ASSIGNMENT OF ERROR II: The trial court erred in failing to
order severance of Counts Two and Three of the Indictment from Counts
Six and Seven of the Indictment, in violation of Rules 8 and 14 of the Ohio
Rules of Criminal Procedure and Appellant’s right to Due Process under the
Fifth and Fourteenth Amendments to the United States Constitution and
Article I, Section 16 of the Ohio Constitution.
ASSIGNMENT OF ERROR III: The failure of Appellant’s trial
counsel to renew Appellant’s Motion for Relief from Improper Joinder
either at the close of the State’s evidence, or at the close of the evidence,
constituted ineffective assistance of counsel, in violation of Appellant’s right
to counsel under the Sixth and Fourteenth Amendments to the United States
Constitution and Article I, Section 10 of the Ohio Constitution.
ASSIGNMENT OF ERROR IV: The cumulative errors of
Appellant’s trial counsel constituted ineffective assistance of counsel, in
violation of Appellant’s right to counsel under the Sixth and Amendments to
the United States Constitution and Article I, Section 10 of the Ohio
Constitution.
9.
II. Analysis
A. The convictions are not against the manifest weight of the evidence.
{¶ 21} In her first assignment of error, Andrews claims that her convictions are
against the manifest weight of the evidence.
{¶ 22} When reviewing a claim that a verdict is against the manifest weight of the
evidence, the appellate court must weigh the evidence and all reasonable inferences,
consider the credibility of witnesses, and determine whether the jury clearly lost its way
in resolving evidentiary conflicts so as to create such a manifest miscarriage of justice
that the conviction must be reversed and a new trial ordered.
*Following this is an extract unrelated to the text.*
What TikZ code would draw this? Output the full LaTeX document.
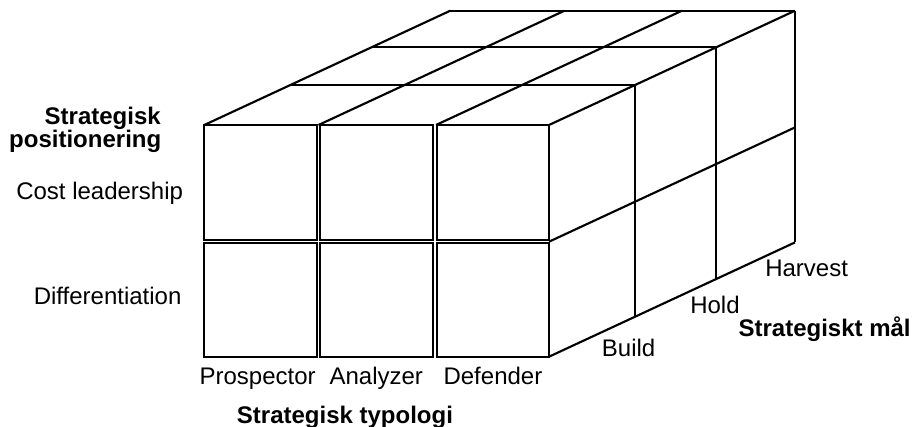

State v. Thompkins, 78
Ohio St.3d 380, 387, 678 N.E.2d 541 (1997). Unlike a sufficiency analysis, we do not
view the evidence in a light most favorable to the state. “Instead, we sit as a ‘thirteenth
juror’ and scrutinize ‘the factfinder’s resolution of the conflicting testimony.’” State v.
Robinson, 6th Dist. Lucas No. L-10-1369, 2012-Ohio-6068, ¶ 15, citing Thompkins at
388. Reversal on manifest weight grounds is reserved for “the exceptional case in which
the evidence weighs heavily against the conviction.” Thompkins at 387, quoting State v.
Martin, 20 Ohio App.3d 172, 175, 485 N.E.2d 717 (1st Dist.1983).
1. Violating a Protection Order
{¶ 23} We begin with Andrews’s conviction for violating the protection order.
R.C. 2919.27(A)(1) provides that “[n]o person shall recklessly violate the terms of * * *
[a] protection order issued * * * pursuant to section * * * 3113.31 of the Revised Code.”
On appeal, Andrews claims that the jury lost its way in finding that she “recklessly”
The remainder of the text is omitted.